Work required = Copy exactly, please, the lines of the data from its start through the line containing "labelPadding=5, titleFontSize=26))".
▼
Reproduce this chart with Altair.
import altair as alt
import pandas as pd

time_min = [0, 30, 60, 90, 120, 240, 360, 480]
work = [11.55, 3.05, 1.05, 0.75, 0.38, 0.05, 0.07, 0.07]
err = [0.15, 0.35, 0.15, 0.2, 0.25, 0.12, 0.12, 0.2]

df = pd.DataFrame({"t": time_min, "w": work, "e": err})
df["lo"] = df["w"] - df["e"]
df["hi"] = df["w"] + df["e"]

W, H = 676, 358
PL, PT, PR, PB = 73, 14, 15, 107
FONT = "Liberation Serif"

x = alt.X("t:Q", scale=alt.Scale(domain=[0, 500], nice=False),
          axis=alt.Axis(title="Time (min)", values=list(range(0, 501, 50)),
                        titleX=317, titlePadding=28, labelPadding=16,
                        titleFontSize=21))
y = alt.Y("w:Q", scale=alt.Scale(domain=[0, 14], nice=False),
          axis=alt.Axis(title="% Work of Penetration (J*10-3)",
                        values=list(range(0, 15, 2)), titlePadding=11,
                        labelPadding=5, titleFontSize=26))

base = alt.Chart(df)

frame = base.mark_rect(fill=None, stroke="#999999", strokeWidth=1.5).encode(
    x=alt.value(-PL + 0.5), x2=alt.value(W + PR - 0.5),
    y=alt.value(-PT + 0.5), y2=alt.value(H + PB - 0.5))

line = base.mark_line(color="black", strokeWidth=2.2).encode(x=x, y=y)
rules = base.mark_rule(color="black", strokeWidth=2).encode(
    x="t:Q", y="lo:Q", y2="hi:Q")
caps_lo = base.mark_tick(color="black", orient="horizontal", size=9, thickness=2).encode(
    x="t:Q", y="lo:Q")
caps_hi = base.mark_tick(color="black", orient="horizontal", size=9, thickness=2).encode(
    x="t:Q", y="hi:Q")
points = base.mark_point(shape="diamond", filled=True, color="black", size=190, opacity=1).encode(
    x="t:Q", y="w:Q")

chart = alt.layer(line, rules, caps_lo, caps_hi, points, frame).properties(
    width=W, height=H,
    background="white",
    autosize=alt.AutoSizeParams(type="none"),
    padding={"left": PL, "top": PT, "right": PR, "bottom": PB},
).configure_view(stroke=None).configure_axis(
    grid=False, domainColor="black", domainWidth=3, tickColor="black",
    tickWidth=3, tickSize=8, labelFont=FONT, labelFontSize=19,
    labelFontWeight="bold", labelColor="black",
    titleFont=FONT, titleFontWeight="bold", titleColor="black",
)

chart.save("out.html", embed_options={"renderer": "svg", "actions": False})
▲
Task response =
Reproduce this chart with Altair.
import altair as alt
import pandas as pd

time_min = [0, 30, 60, 90, 120, 240, 360, 480]
work = [11.55, 3.05, 1.05, 0.75, 0.38, 0.05, 0.07, 0.07]
err = [0.15, 0.35, 0.15, 0.2, 0.25, 0.12, 0.12, 0.2]

df = pd.DataFrame({"t": time_min, "w": work, "e": err})
df["lo"] = df["w"] - df["e"]
df["hi"] = df["w"] + df["e"]

W, H = 676, 358
PL, PT, PR, PB = 73, 14, 15, 107
FONT = "Liberation Serif"

x = alt.X("t:Q", scale=alt.Scale(domain=[0, 500], nice=False),
          axis=alt.Axis(title="Time (min)", values=list(range(0, 501, 50)),
                        titleX=317, titlePadding=28, labelPadding=16,
                        titleFontSize=21))
y = alt.Y("w:Q", scale=alt.Scale(domain=[0, 14], nice=False),
          axis=alt.Axis(title="% Work of Penetration (J*10-3)",
                        values=list(range(0, 15, 2)), titlePadding=11,
                        labelPadding=5, titleFontSize=26))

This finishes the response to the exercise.